Ataides is a BJJ black belt. But four out of his five ONE Championship wins have come courtesy of a stoppage due to strikes and he has a devastating right hand and loves a flying knee.
He’s also been knocked out twice under the promotion’s banner but the manner in which these fights have all ended underlines just how entertaining the Brazilian can be. An Ataides fight is very rarely dull.
On Friday he faces Reinier de Ridder. The South African might be undefeated but Ataides says he will be happy to leg his opponent dictate where the fight takes place,
“I can let him choose how the fight will go, striking or on the ground. He is a good fighter, that’s why he hasn’t lost a fight (and) I can see his ground game is better than his striking game.”
Ataides has fought eight times for ONE Championship but has yet to score a submission win. Given his BJJ credentials this is a surprising record but the Brazilian is still very confident in his ground game,
“My background is Brazilian Jiu-Jitsu and I am a world champion, so I have tried to work more on my BJJ ground game as it feels like home, it is natural for me. The fight can end in the first round by my ground game.”
Ataides could never be accused of being reluctant to engage in a striking match. He will launch himself at opponents using either that sledgehammer of a right hand or his trademark flying knee.

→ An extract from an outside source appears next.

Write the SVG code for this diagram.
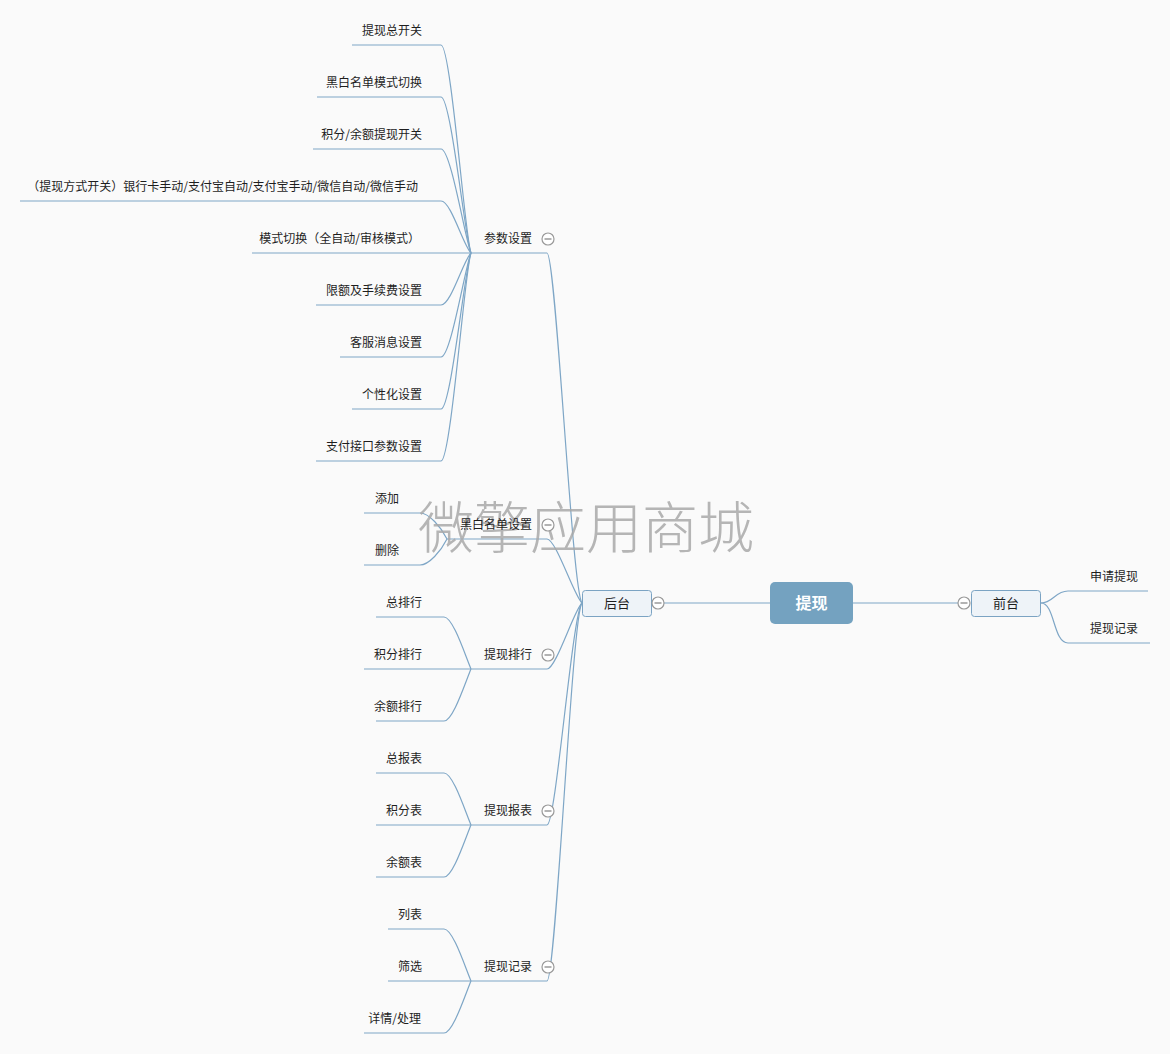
<svg xmlns="http://www.w3.org/2000/svg" width="1170" height="1054" viewBox="0 0 1170 1054">
<style>
text{font-family:"Noto Sans CJK SC","Liberation Sans",sans-serif;fill:#1e1e1e;font-size:12px}
.l{fill:none;stroke:#7ea6c6;stroke-width:1.2}
.e{text-anchor:end}
.m{text-anchor:middle}
.box{fill:#eef3f8;stroke:#7ba3c3;stroke-width:1}
.tg circle{fill:#fff;stroke:#999;stroke-width:1.2}
.tg line{stroke:#808080;stroke-width:1.2}
.wm{font-size:56px;fill:#a9a9a9;font-weight:300;opacity:0.85}
</style>
<rect width="1170" height="1054" fill="#fafafa"/>
<g id="connectors">
<path class="l" d="M770,603 H664"/>
<path class="l" d="M852,603 H958"/>
<path class="l" d="M1041,603 C1053,603 1055,591 1068,591 H1148"/>
<path class="l" d="M1041,603 C1055,603 1053,643 1068,643 H1150"/>
<path class="l" d="M471,253 H547 C556,253 572,592 582,603"/>
<path class="l" d="M447,539 H547 C556,539 574,596 582,603"/>
<path class="l" d="M471,669 H547 C556,669 574,610 582,603"/>
<path class="l" d="M471,825 H547 C556,825 572,614 582,603"/>
<path class="l" d="M471,981 H547 C556,981 572,614 582,603"/>
<path class="l" d="M352,45 H441 C451,45 465,239 471,253"/>
<path class="l" d="M317,97 H441 C451,97 465,239 471,253"/>
<path class="l" d="M313,149 H441 C451,149 465,239 471,253"/>
<path class="l" d="M20,201 H441 C451,201 463,245 471,253"/>
<path class="l" d="M252,253 H471"/>
<path class="l" d="M316,305 H441 C451,305 463,261 471,253"/>
<path class="l" d="M340,357 H441 C451,357 465,267 471,253"/>
<path class="l" d="M352,409 H441 C451,409 465,267 471,253"/>
<path class="l" d="M316,461 H441 C451,461 465,267 471,253"/>
<path class="l" d="M364,513 H420 C429,513 441,527 447,539"/>
<path class="l" d="M364,565 H420 C429,565 441,551 447,539"/>
<path class="l" d="M376,617 H444 C453,617 465,655 471,669"/>
<path class="l" d="M364,669 H471"/>
<path class="l" d="M376,721 H444 C453,721 465,683 471,669"/>
<path class="l" d="M376,773 H444 C453,773 465,811 471,825"/>
<path class="l" d="M376,825 H471"/>
<path class="l" d="M376,877 H444 C453,877 465,839 471,825"/>
<path class="l" d="M388,929 H444 C453,929 465,967 471,981"/>
<path class="l" d="M388,981 H471"/>
<path class="l" d="M364,1033 H444 C453,1033 465,995 471,981"/>
</g>
<text class="wm" x="418" y="548">微擎应用商城</text>
<g id="root">
<rect x="770" y="582" width="83" height="42" rx="5" fill="#74a2c0"/>
<text class="m" x="811.5" y="609" style="fill:#fff;font-size:16px;font-weight:bold">提现</text>
</g>
<g id="houtai">
<rect class="box" x="582.5" y="590.5" width="69" height="26" rx="3"/>
<text class="m" x="617" y="608" style="font-size:13px">后台</text>
<g class="tg"><circle cx="658" cy="603" r="6"/><line x1="654.5" y1="603" x2="661.5" y2="603"/></g>
</g>
<g id="qiantai">
<rect class="box" x="971.5" y="590.5" width="69" height="26" rx="3"/>
<text class="m" x="1006" y="608" style="font-size:13px">前台</text>
<g class="tg"><circle cx="964" cy="603" r="6"/><line x1="960.5" y1="603" x2="967.5" y2="603"/></g>
</g>
<g id="shenqing"><text x="1090" y="581">申请提现</text></g>
<g id="qt-jilu"><text x="1090" y="633">提现记录</text></g>
<g id="canshu">
<text class="e" x="532" y="243">参数设置</text>
<g class="tg"><circle cx="548" cy="239" r="6"/><line x1="544.5" y1="239" x2="551.5" y2="239"/></g>
</g>
<g id="c1"><text class="e" x="422" y="35">提现总开关</text></g>
<g id="c2"><text class="e" x="422" y="87">黑白名单模式切换</text></g>
<g id="c3"><text class="e" x="422" y="139">积分/余额提现开关</text></g>
<g id="c4"><text class="e" x="418" y="191">（提现方式开关）银行卡手动/支付宝自动/支付宝手动/微信自动/微信手动</text></g>
<g id="c5"><text class="e" x="420" y="243">模式切换（全自动/审核模式）</text></g>
<g id="c6"><text class="e" x="422" y="295">限额及手续费设置</text></g>
<g id="c7"><text class="e" x="422" y="347">客服消息设置</text></g>
<g id="c8"><text class="e" x="422" y="399">个性化设置</text></g>
<g id="c9"><text class="e" x="422" y="451">支付接口参数设置</text></g>
<g id="heibai">
<text class="e" x="532" y="529">黑白名单设置</text>
<g class="tg"><circle cx="548" cy="525" r="6"/><line x1="544.5" y1="525" x2="551.5" y2="525"/></g>
</g>
<g id="hb1"><text class="e" x="399" y="503">添加</text></g>
<g id="hb2"><text class="e" x="399" y="555">删除</text></g>
<g id="paihang">
<text class="e" x="532" y="659">提现排行</text>
<g class="tg"><circle cx="548" cy="655" r="6"/><line x1="544.5" y1="655" x2="551.5" y2="655"/></g>
</g>
<g id="ph1"><text class="e" x="422" y="607">总排行</text></g>
<g id="ph2"><text class="e" x="422" y="659">积分排行</text></g>
<g id="ph3"><text class="e" x="422" y="711">余额排行</text></g>
<g id="baobiao">
<text class="e" x="532" y="815">提现报表</text>
<g class="tg"><circle cx="548" cy="811" r="6"/><line x1="544.5" y1="811" x2="551.5" y2="811"/></g>
</g>
<g id="bb1"><text class="e" x="422" y="763">总报表</text></g>
<g id="bb2"><text class="e" x="422" y="815">积分表</text></g>
<g id="bb3"><text class="e" x="422" y="867">余额表</text></g>
<g id="jilu">
<text class="e" x="532" y="971">提现记录</text>
<g class="tg"><circle cx="548" cy="967" r="6"/><line x1="544.5" y1="967" x2="551.5" y2="967"/></g>
</g>
<g id="jl1"><text class="e" x="422" y="919">列表</text></g>
<g id="jl2"><text class="e" x="422" y="971">筛选</text></g>
<g id="jl3"><text class="e" x="421" y="1023">详情/处理</text></g>
</svg>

So it is no surprise to hear that he has been sharpening up his striking ahead of Friday’s fight,
“Also, I have worked on my boxing skills, so I guess it is going to help me to finish the fight. I want to show what I did, how I trained.”
His title match with la Nsang in 2018 might never have materialized. But the Burmese middleweight still holds the title and Ataides will be hoping to make up for lost time by winning the belt this year.